Unless you’ve been asleep in a cave for the last couple of years, you know that the mobile market has become the fastest growing consumer sector. According to Pew Internet, at least 91% of all Americans at least have a cellphone, with more than 60% owning a smartphone. Subsequently, it should be no surprise that Facebook, Google, Apple, and a slew of other big names in tech are racing for dominance of the mobile world. Facebook, for example, recently bought WhatsApp, a social messaging app, for $19 billion, only to follow that purchase up with a $2 billion acquisition of VR firm Oculus Rift. The company now has over 1 billion mobile users to peddle its brand and advertising partners’ wares to.
Moving Beyond Textual, Visual Content to Holistic Marketing Design
Whether it’s Facebook’s marketing apps or Google’s successful push to promote content and marketing partners through the Google Play store, the name of the game has been visual and text-based content.

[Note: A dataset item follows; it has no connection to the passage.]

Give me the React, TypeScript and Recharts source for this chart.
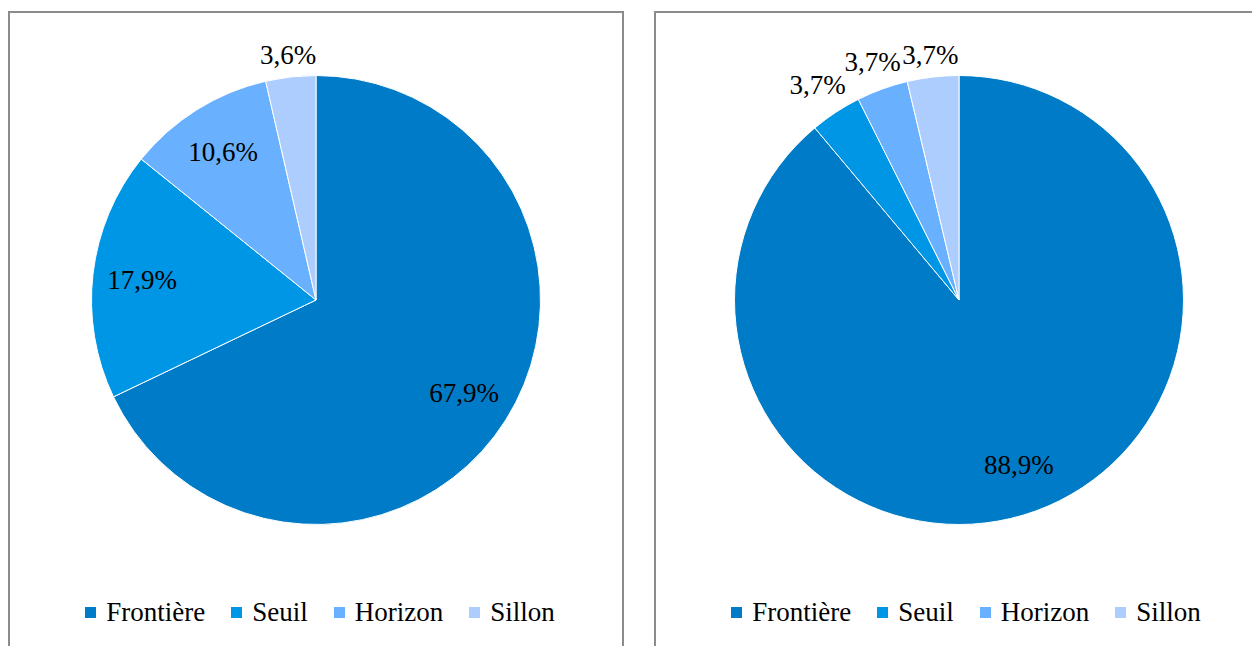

This has even been evident in the development of hardware. How many times have you heard “retina display” or “HD display” uttered in the same sentence as “iPad” or “smartphone?” The marketing method has undoubtedly been effective, but if recent studies are any indication, focusing on only the sense of sight might actually be hindering the success of mobile marketing campaigns.
While the industry continues pushing new displays and increased fidelity of imagery, most mobile devices, whether phones or tablets, have awful sound quality. There’s no other way to put it. For Jeff Orr, senior practice director of ABI Research, this overarching design flaw won’t be acceptable to consumers forever.
“As users customize and personalize their mobile device, they increasingly want a better audio experience,” he notes.
Employing better sound quality isn’t just a matter of pleasing consumers, either. According to Brafton, a popular web marketing firm, sound plays a much bigger role in marketing than many give it credit for. Yet when asked, 60% of brands say they have no idea what their brands sound like to consumers. What consumers hear, or, perhaps, what they don’t, can positively or negatively help them to form opinions about a brand. If marketers aren’t taking an active part in sonic marketing, they are missing out on an important opportunity to shape consumer opinion, on mobile and beyond.